Poeta, novelista, ensayista, guionista, editor y biógrafo, traducido a más de veinte idiomas, Gifford ha escrito novelas –Puerto Trópico (1980), Baby Cat-Face (1995), El asunto de Sinaloa (1998), Wyoming (2000) y La vida desenfrenada de Sailor y Lula (1991) y Perdita Durango (1992), segunda y tercera parte de las aventuras de Sailor y Lula, culminadas con The Up-Down (2015) después de varias entregas– y ensayos –Out Of The Past. Adventures In Film Noir (1988), recorrido por el cine negro con Barry como guía, quien ofrece breves ensayos sobre un centenar de sus filmes preferidos, desde clásicos como La jungla de asfalto (John Huston, 1950) o Malas calles (Martin Scorsese, 1973) hasta títulos europeos como Los cuatrocientos golpes (François Truffaut, 1959)–.

Pero en su carrera también encontramos biografías –El libro de Jack.
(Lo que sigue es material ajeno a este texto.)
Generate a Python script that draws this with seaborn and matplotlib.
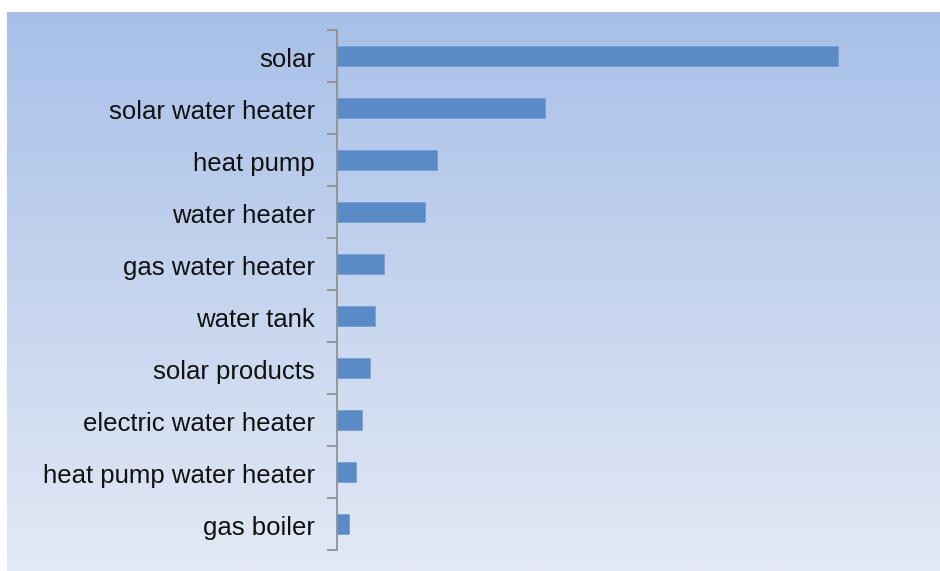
import numpy as np
import pandas as pd
import matplotlib
matplotlib.use("Agg")
import matplotlib.pyplot as plt
from matplotlib.colors import LinearSegmentedColormap
from matplotlib.ticker import FixedLocator
from matplotlib.transforms import ScaledTranslation
import seaborn as sns

# keyword interest (relative)
keywords = ["solar", "solar water heater", "heat pump", "water heater",
            "gas water heater", "water tank", "solar products",
            "electric water heater", "heat pump water heater", "gas boiler"]
interest = [100, 41.5, 20, 17.5, 9.4, 7.6, 6.6, 5.0, 3.8, 2.4]

df = pd.DataFrame({"keyword": keywords, "interest": interest})

sns.set_theme(style="white")
plt.rcParams['font.family'] = ['Liberation Sans', 'DejaVu Sans']

fig = plt.figure(figsize=(9.4, 5.71), dpi=100)
fig.patch.set_facecolor("white")

# gradient panel behind the chart
bg = fig.add_axes([7 / 940, 0, 933 / 940, 559 / 571], zorder=0)
cmap = LinearSegmentedColormap.from_list("bg", ["#a8c0e8", "#e3e9f5"])
bg.imshow(np.linspace(0, 1, 256).reshape(-1, 1), aspect="auto", cmap=cmap,
          extent=(0, 1, 0, 1))
bg.set_axis_off()

ax = fig.add_axes([337 / 940, 1 - 550 / 571, 583 / 940, 520 / 571], zorder=1)
ax.patch.set_alpha(0)
sns.barplot(data=df, x="interest", y="keyword", color="#5b8bc6",
            width=0.4, saturation=1, edgecolor="#74a0d6", linewidth=0.6, ax=ax)

ax.set_xlim(0, 116.4)
ax.set_ylim(len(keywords) - 0.5, -0.5)
ax.set_xlabel("")
ax.set_ylabel("")
ax.set_xticks([])
for s in ["top", "right", "bottom"]:
    ax.spines[s].set_visible(False)
ax.spines["left"].set_color("#8c8c8c")
ax.spines["left"].set_linewidth(1.2)

ax.yaxis.set_minor_locator(FixedLocator(np.arange(-0.5, len(keywords), 1)))
ax.tick_params(axis="y", which="major", length=0, pad=16, labelsize=18.5,
               labelcolor="#111111")
ax.tick_params(axis="y", which="minor", length=7, width=1.2, color="#8c8c8c",
               left=True, direction="out")

# nudge labels down a little, like the original
shift = ScaledTranslation(0, -0.02, fig.dpi_scale_trans)
for lbl in ax.get_yticklabels():
    lbl.set_transform(lbl.get_transform() + shift)

fig.savefig("out.png", dpi=100)
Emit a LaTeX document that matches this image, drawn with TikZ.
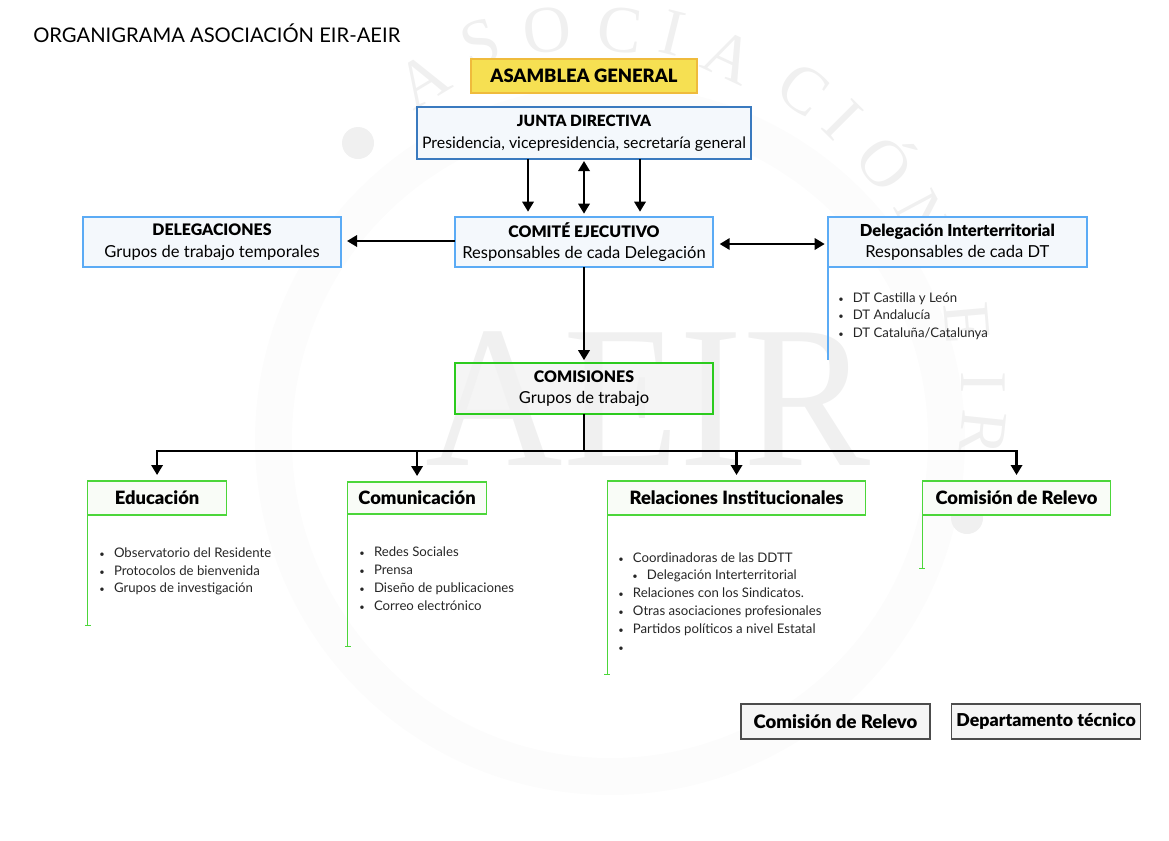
\documentclass[tikz,border=0pt]{standalone}
\usepackage{fontspec}
\setmainfont{Lato}[BoldFont={Lato Black}]
\newfontfamily\marcafont{Liberation Serif}
\usetikzlibrary{positioning,arrows.meta}
\definecolor{amarillo}{HTML}{F6E052}
\definecolor{ambar}{HTML}{EFBB3C}
\definecolor{azuloscuro}{HTML}{3A7ABF}
\definecolor{azul}{HTML}{5BABF5}
\definecolor{fondoazul}{HTML}{F4F8FC}
\definecolor{verde}{HTML}{2CCB1E}
\definecolor{verdeclaro}{HTML}{4CD63A}
\definecolor{fondoverde}{HTML}{F9FCF7}
\definecolor{marca}{HTML}{F0F0F0}
\newcommand{\punto}{\makebox[10.9pt][l]{\scriptsize\textbullet}}
\newcommand{\mayus}[1]{{\fontsize{11.9}{15.75}\selectfont\bfseries #1}}
\begin{document}
\begin{tikzpicture}[x=.75pt,y=-.75pt,on grid,
    caja/.style={draw,outer sep=0pt,align=center,font=\fontsize{12.4}{16}\selectfont},
    asamblea/.style={caja,fill=amarillo,draw=ambar,line width=1.7pt,minimum width=170pt,minimum height=25.5pt,font=\fontsize{13.8}{15}\selectfont\bfseries},
    junta/.style={caja,fill=fondoazul,draw=azuloscuro,line width=1.7pt,minimum width=251pt,minimum height=39pt,font=\fontsize{11.9}{16.2}\selectfont},
    comite/.style={caja,fill=fondoazul,draw=azul,line width=1.7pt,minimum width=193.5pt,minimum height=38pt},
    comision/.style={caja,fill=black!5,fill opacity=.75,text opacity=1,draw=verde,line width=1.7pt,minimum width=193.5pt,minimum height=38pt},
    grupo/.style={caja,fill=fondoverde,draw=verdeclaro,line width=.8pt,minimum height=25.5pt,font=\fontsize{13.75}{15}\selectfont\bfseries},
    apoyo/.style={caja,fill=black!4,draw=black!70,line width=1.1pt,minimum width=141.5pt,minimum height=26pt,font=\fontsize{13.9}{15}\selectfont\bfseries},
    lista/.style={on grid=false,inner sep=0pt,align=left,text=black!85,font=\fontsize{9.9}{13.35}\selectfont},
    tallo/.style={draw=verdeclaro,line width=.8pt,-{Bar[width=4.5pt,length=.8pt]}},
    flecha/.style={line width=1.7pt,-{Triangle[length=7.5pt,width=8.5pt]}},
    dobleflecha/.style={line width=1.7pt,{Triangle[length=7.5pt,width=8.5pt]}-{Triangle[length=7.5pt,width=8.5pt]}}]
   \useasboundingbox (0,0) rectangle (1169,840);
   \fill[black!1,even odd rule] (610,440) circle (355) circle (318);
   \foreach \letra/\cx/\cy/\giro in {A/423/80/31,S/480/43/18,O/547/30/6,C/620/30/-6,I/673/33/-14,A/730/57/-25,C/803/90/-37,I/843/120/-45,Ó/890/160/-52,N/923/217/-62,E/967/323/-85,I/983/383/-90,R/983/433/-96}
      \node[text=marca,inner sep=0pt,rotate=\giro,font=\marcafont\fontsize{50}{50}\selectfont] at (\cx,\cy) {\letra};
   \node[text=marca,inner sep=0pt,xscale=.94,font=\marcafont\fontsize{152}{152}\selectfont] (sigla) at (648,399) {AEIR};
   \fill[marca] (358,143) circle (16) (967,518) circle (16);
   \node[inner sep=0pt,anchor=west,font=\fontsize{15.15}{18}\selectfont] (titulo) at (33,33) {ORGANIGRAMA ASOCIACIÓN EIR-AEIR};
   \node[comite] (ejecutivo) at (584,242) {\mayus{COMITÉ EJECUTIVO}\\Responsables de cada Delegación};
   \node[junta] (directiva) [above=81.75pt of ejecutivo] {{\fontsize{11.6}{16}\selectfont\bfseries JUNTA DIRECTIVA}\\Presidencia, vicepresidencia, secretaría general};
   \node[asamblea] (general) [above=42.75pt of directiva] {ASAMBLEA GENERAL};
   \node[comite] (delegaciones) [left=279pt of ejecutivo] {\mayus{DELEGACIONES}\\Grupos de trabajo temporales};
   \node[comite,minimum width=194pt] (interterritorial) [right=280pt of ejecutivo] {\textbf{Delegación Interterritorial}\\Responsables de cada DT};
   \node[comision] (comisiones) [below=109.9pt of ejecutivo] {\mayus{COMISIONES}\\Grupos de trabajo};
   \coordinate[below=46.9pt of comisiones] (reparto);
   \node[grupo,minimum width=194pt] (relaciones) [below right=82.1pt and 114.4pt of comisiones] {Relaciones Institucionales};
   \node[grupo,minimum width=104pt] (educacion) [left=434.6pt of relaciones] {Educación};
   \node[grupo,minimum width=104pt,minimum height=24pt] (comunicacion) [left=239.6pt of relaciones] {Comunicación};
   \node[grupo,minimum width=141.5pt] (relevo) [right=210pt of relaciones] {Comisión de Relevo};
   \node[apoyo] (relevobis) [below left=167.6pt and 135.75pt of relevo] {Comisión de Relevo};
   \node[apoyo,font=\fontsize{13.3}{15}\selectfont\bfseries] (tecnico) [right=157.9pt of relevobis] {Departamento técnico};
   \node[lista] (listadt) [below right=18.6pt and 7.5pt of interterritorial.south west] {\punto DT Castilla y León\\\punto DT Andalucía\\\punto DT Cataluña/Catalunya};
   \node[lista] (listaeducacion) [below right=24.2pt and 8.6pt of educacion.south west] {\punto Observatorio del Residente\\\punto Protocolos de bienvenida\\\punto Grupos de investigación};
   \node[lista] (listacomunicacion) [below right=24.6pt and 8.6pt of comunicacion.south west] {\punto Redes Sociales\\\punto Prensa\\\punto Diseño de publicaciones\\\punto Correo electrónico};
   \node[lista] (listarelaciones) [below right=27.8pt and 8.2pt of relaciones.south west] {\punto Coordinadoras de las DDTT\\\hspace{10.5pt}\punto Delegación Interterritorial\\\punto Relaciones con los Sindicatos.\\\punto Otras asociaciones profesionales\\\punto Partidos políticos a nivel Estatal\\\punto};
   \coordinate[below=69.5pt of interterritorial.south west] (finI);
   \coordinate[below=83.25pt of educacion.south west] (finE);
   \coordinate[below=100pt of comunicacion.south west] (finC);
   \coordinate[below=120pt of relaciones.south west] (finR);
   \coordinate[below=40.5pt of relevo.south west] (finB);
   \draw[draw=azul,line width=.8pt] (interterritorial.south west) -- (finI);
   \draw[tallo] (educacion.south west) -- (finE);
   \draw[tallo] (comunicacion.south west) -- (finC);
   \draw[tallo] (relaciones.south west) -- (finR);
   \draw[tallo] (relevo.south west) -- (finB);
   \path[flecha]
        ([xshift=-42pt]directiva.south) edge[shorten >=3.75pt] ([xshift=-42pt]ejecutivo.north)
        ([xshift=42pt]directiva.south) edge[shorten >=3.75pt] ([xshift=42pt]ejecutivo.north)
        ([yshift=.75pt]ejecutivo.west) edge[shorten >=4.5pt] ([yshift=.75pt]delegaciones.east)
        (ejecutivo.south) edge[shorten >=2.25pt] (comisiones.north)
        ;
   \path[dobleflecha]
        (directiva.south) edge[shorten <=1.5pt,shorten >=2.25pt] (ejecutivo.north)
        ([yshift=-1.5pt]ejecutivo.east) edge[shorten <=5pt,shorten >=2.5pt] ([yshift=-1.5pt]interterritorial.west)
        ;
   \draw[line width=1.7pt] (comisiones.south) -- (reparto);
   \draw[flecha,shorten >=4.5pt] (reparto) -| (educacion.north);
   \draw[flecha,shorten >=4.5pt] (reparto) -| (comunicacion.north);
   \draw[flecha,shorten >=4.5pt] (reparto) -| (relaciones.north);
   \draw[flecha,shorten >=4.5pt] (reparto) -| (relevo.north);
\end{tikzpicture}
\end{document}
Una biografía oral de Jack Kerouac (1978) y Saroyan. A Biography (1984), ambos con Lawrence Lee–; colecciones de poemas –Ghosts No Horse Can Carry. Collected Poems, 1967-1987 (1989), Las cuatro reinas (2006)–; recopilaciones de relatos cortos –New Mysteries Of Paris (1991), Gente nocturna–; libros de fotografías –Hot Rod (1997), sobre la obsesión yanqui por los coches y la velocidad, y Bordertown (1998), un viaje por las ciudades de la frontera entre México y USA, ambos con instantáneas de David Perry–, obras de teatro y guiones cinematográficos.

El autor también protagonizó el documental Barry Gifford. A Wild At Heart In New Orleans, una producción de la RAI de 1999, dirigida por Francesco Conversano y Nene Grignaffini. El filme, aderezado con canciones de Tom Waits, Chris Isaak y Fats Domino entre muchos otros, es una road movie por varios puntos de la ciudad sureña, con el escritor como guía: lugares que le influyeron, en los que pasó algunos momentos o que se citan en sus obras, como la casa de William Faukner (convertida hoy en librería), el Dew Drop Inn (una sala de fiestas donde actuaron James Brown y Little Richard), un gimnasio de boxeadores, un hipódromo o el restaurante Mosca’s (donde se reúne la comunidad italiana, con fotos de italianos célebres).

La mejor dedicatoria

Después de este encuentro con Gifford, le pedí al autor que me firmara mi ejemplar de La historia de Sailor y Lula. Creo que es la mejor dedicatoria que me han escrito nunca, además de toda una filosofía de vida.

Una pareja al límite y un padre cool

La historia de Sailor y Lula (Alianza, 1990) La apasionada historia de amor entre Sailor y Lula y su desesperada huida. A su paso, se toparán con personajes como el detective Johnnie Farragut, el maligno Bobby Peru y Perdita Durango.

La vida desenfrenada de Saylor y Lula (Anagrama, 1993) La secuela de La historia de Sailor y Lula cuenta el reencuentro de los personajes diez años después, y las peripecias de su hijo Pace. La galería de arquetipos incluye a la peligrosa lolita Consuelo Whynot.

El padre fantasma (Destino, 1998) Recuerdos de su padre, Rudy Winston, a través de episodios infantiles, fragmentos de periódicos y fotos familiares, en unas memorias llenas de ternura que todo amante de las historias mafiosas sabrá valorar.